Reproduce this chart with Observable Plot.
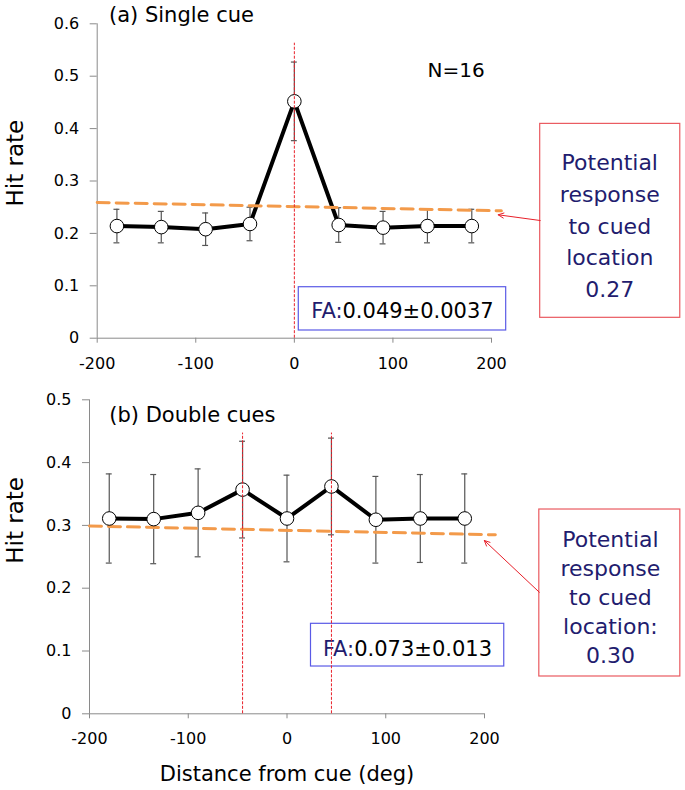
<!DOCTYPE html>
<html>
<head>
<meta charset="utf-8">
<script src="https://cdn.jsdelivr.net/npm/d3@7"></script>
<script src="https://cdn.jsdelivr.net/npm/@observablehq/plot@0.6"></script>
<style>
  html, body { margin: 0; padding: 0; background: #fff; }
  #chart svg { display: block; }
</style>
</head>
<body>
<div id="chart"></div>
<script>
// ---------- data ----------
const distances = [-180, -135, -90, -45, 0, 45, 90, 135, 180];
const hitSingle = [0.214, 0.212, 0.208, 0.218, 0.452, 0.216, 0.211, 0.214, 0.214];
const errSingle = [0.032, 0.030, 0.031, 0.032, 0.075, 0.033, 0.031, 0.032, 0.032];
const hitDouble = [0.311, 0.310, 0.320, 0.357, 0.311, 0.362, 0.309, 0.311, 0.311];
const errDouble = [0.071, 0.071, 0.070, 0.077, 0.069, 0.077, 0.069, 0.070, 0.071];

const cuesSingle = [0];
const cuesDouble = [-45, 45];
const cueLineTopSingle = 0.563;
const cueLineTopDouble = 0.447;

const trendSingleX = [-200, 210];
const trendSingleY = [0.259, 0.243];
const trendDoubleX = [-200, 211];
const trendDoubleY = [0.299, 0.285];

const xTicks = [-200, -100, 0, 100, 200];
const yTicksSingle = [0, 0.1, 0.2, 0.3, 0.4, 0.5, 0.6];
const yTicksDouble = [0, 0.1, 0.2, 0.3, 0.4, 0.5];

const titleSingle = "(a) Single cue";
const titleDouble = "(b) Double cues";
const faSingle = "FA:0.049±0.0037";
const faDouble = "FA:0.073±0.013";
const noteSingle = "Potential\nresponse\nto cued\nlocation\n0.27";
const noteDouble = "Potential\nresponse\nto cued\nlocation:\n0.30";
const nLabel = "N=16";
const yLabel = "Hit rate";
const xLabel = "Distance from cue (deg)";

// ---------- colours ----------
const NAVY = "#221c6e";
const AXIS = "#8a8a8a";
const ERR = "#555";
const ORANGE = "#f39a4a";
const CUE_RED = "#e8202a";
const BOX_RED = "#ea5a60";
const BOX_BLUE = "#5a5ae6";

const rows = (ys, es) => distances.map((x, i) => ({x, y: ys[i], e: es[i]}));
const trend = (xs, ys) => xs.map((x, i) => ({x, y: ys[i]}));

function panel(o) {
  const data = rows(o.hit, o.err);
  return Plot.plot({
    width: 685,
    height: o.height,
    marginLeft: o.ml,
    marginRight: 685 - o.xr,
    marginTop: o.mt,
    marginBottom: o.mb,
    style: {fontFamily: "'DejaVu Sans', sans-serif", fontSize: "16px", color: "#000", background: "#fff", overflow: "visible"},
    x: {domain: [-200, 200]},
    y: {domain: o.yDomain},
    marks: [
      Plot.ruleY([0], {stroke: AXIS, strokeWidth: 1}),
      Plot.ruleX([-200], {stroke: AXIS, strokeWidth: 1}),
      Plot.axisY({ticks: o.yTicks, tickSize: 7, tickPadding: 11, tickFormat: d => String(d), stroke: AXIS, fill: "#000", label: null, fontSize: 16}),
      Plot.axisX({ticks: xTicks, tickSize: 5, tickPadding: 14, tickFormat: d => String(d), stroke: AXIS, fill: "#000", label: null, fontSize: 16}),
      // FA box
      Plot.rect([o.fa], {x1: "x1", x2: "x2", y1: "y1", y2: "y2", fill: "#fff", stroke: BOX_BLUE, strokeWidth: 1.2}),
      Plot.text([o.fa], {x: "tx", y: "ty", text: "text", fontSize: 21, fill: "#000", textAnchor: "middle", lineAnchor: "middle"}),
      // error bars
      Plot.ruleX(data, {x: "x", y1: d => d.y - d.e, y2: d => d.y + d.e, stroke: ERR, strokeWidth: 1.2}),
      Plot.ruleY(data, {y: d => d.y + d.e, x1: d => d.x - 3, x2: d => d.x + 3, stroke: ERR, strokeWidth: 1.2}),
      Plot.ruleY(data, {y: d => d.y - d.e, x1: d => d.x - 3, x2: d => d.x + 3, stroke: ERR, strokeWidth: 1.2}),
      // series line
      Plot.line(data, {x: "x", y: "y", stroke: "#000", strokeWidth: 4, strokeLinejoin: "miter"}),
      // potential response trend
      Plot.line(o.trend, {x: "x", y: "y", stroke: ORANGE, strokeWidth: 3, strokeDasharray: "12,7"}),
      // markers
      Plot.dot(data, {x: "x", y: "y", r: 6.8, fill: "#fff", stroke: "#000", strokeWidth: 1}),
      // cue lines
      Plot.ruleX(o.cues, {y1: 0, y2: o.cueTop, stroke: CUE_RED, strokeWidth: 1, strokeDasharray: "3,1.5"}),
      // title
      Plot.text([o.title], {x: o.titleX, y: o.titleY, textAnchor: "start", lineAnchor: "middle", fontSize: 21, fill: "#000"}),
      // note box + arrow
      Plot.rect([o.note], {x1: "x1", x2: "x2", y1: "y1", y2: "y2", fill: "#fff", stroke: BOX_RED, strokeWidth: 1.2}),
      Plot.text([o.note], {x: "tx", y: "ty", text: "text", fontSize: 22, fill: NAVY, textAnchor: "middle", lineAnchor: "middle", lineHeight: o.note.lh}),
      Plot.arrow([o.arrow], {x1: "x1", y1: "y1", x2: "x2", y2: "y2", stroke: CUE_RED, strokeWidth: 1, headLength: 9, headAngle: 50, bend: 0}),
      // axis labels and extras
      Plot.text([yLabel], {frameAnchor: "left", rotate: -90, dx: o.yLabelDx, dy: o.yLabelDy, fontSize: 23, fill: "#000"}),
      ...(o.extra || [])
    ]
  });
}

const panelA = panel({
  height: 390, ml: 96.7, xr: 491, mt: 23.3, mb: 52.3,
  yDomain: [0, 0.6], yTicks: yTicksSingle,
  hit: hitSingle, err: errSingle,
  trend: trend(trendSingleX, trendSingleY),
  cues: cuesSingle, cueTop: cueLineTopSingle,
  title: titleSingle, titleX: -188, titleY: 0.617,
  fa: {x1: 4.5, x2: 214.9, y1: 0.0147, y2: 0.0973, tx: 109.7, ty: 0.0505, text: faSingle},
  note: {x1: 249.4, x2: 391.5, y1: 0.0389, y2: 0.409, tx: 320, ty: 0.219, text: noteSingle, lh: 1.44},
  arrow: {x1: 249.4, y1: 0.2246, x2: 206.8, y2: 0.2355},
  yLabelDx: -81.7, yLabelDy: 25.5,
  extra: [
    Plot.text([nLabel], {x: 164, y: 0.511, fontSize: 20, fill: "#000", textAnchor: "middle", lineAnchor: "middle"})
  ]
});

const panelB = panel({
  height: 400, ml: 89, xr: 484, mt: 9.3, mb: 76.7,
  yDomain: [0, 0.5], yTicks: yTicksDouble,
  hit: hitDouble, err: errDouble,
  trend: trend(trendDoubleX, trendDoubleY),
  cues: cuesDouble, cueTop: cueLineTopDouble,
  title: titleDouble, titleX: -180, titleY: 0.475,
  fa: {x1: 24.3, x2: 220, y1: 0.0753, y2: 0.1433, tx: 122, ty: 0.1035, text: faDouble},
  note: {x1: 255.5, x2: 398.3, y1: 0.0594, y2: 0.3253, tx: 327.5, ty: 0.188, text: noteDouble, lh: 1.32},
  arrow: {x1: 255.5, y1: 0.1936, x2: 199.8, y2: 0.276},
  yLabelDx: -74.3, yLabelDy: 7,
  extra: [
    Plot.text([xLabel], {frameAnchor: "bottom", dy: 60, fontSize: 21, fill: "#000", lineAnchor: "middle"})
  ]
});

// colour the "FA:" prefix navy
for (const svg of [panelA, panelB]) {
  svg.querySelectorAll("text").forEach(t => {
    const s = t.textContent;
    if (s.startsWith("FA:") && t.children.length === 0) {
      t.textContent = "";
      const ns = "http://www.w3.org/2000/svg";
      const a = document.createElementNS(ns, "tspan");
      a.setAttribute("fill", NAVY);
      a.textContent = "FA:";
      const b = document.createElementNS(ns, "tspan");
      b.textContent = s.slice(3);
      t.appendChild(a);
      t.appendChild(b);
    }
  });
}

document.getElementById("chart").append(panelA, panelB);
</script>
</body>
</html>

.....

Exactly restate the lines from the beginning of the data through the line with "0.069, 0.070, 0.071];", and no others, keeping pictures out.

◆ Result:
Reproduce this chart with Observable Plot.
<!DOCTYPE html>
<html>
<head>
<meta charset="utf-8">
<script src="https://cdn.jsdelivr.net/npm/d3@7"></script>
<script src="https://cdn.jsdelivr.net/npm/@observablehq/plot@0.6"></script>
<style>
  html, body { margin: 0; padding: 0; background: #fff; }
  #chart svg { display: block; }
</style>
</head>
<body>
<div id="chart"></div>
<script>
// ---------- data ----------
const distances = [-180, -135, -90, -45, 0, 45, 90, 135, 180];
const hitSingle = [0.214, 0.212, 0.208, 0.218, 0.452, 0.216, 0.211, 0.214, 0.214];
const errSingle = [0.032, 0.030, 0.031, 0.032, 0.075, 0.033, 0.031, 0.032, 0.032];
const hitDouble = [0.311, 0.310, 0.320, 0.357, 0.311, 0.362, 0.309, 0.311, 0.311];
const errDouble = [0.071, 0.071, 0.070, 0.077, 0.069, 0.077, 0.069, 0.070, 0.071];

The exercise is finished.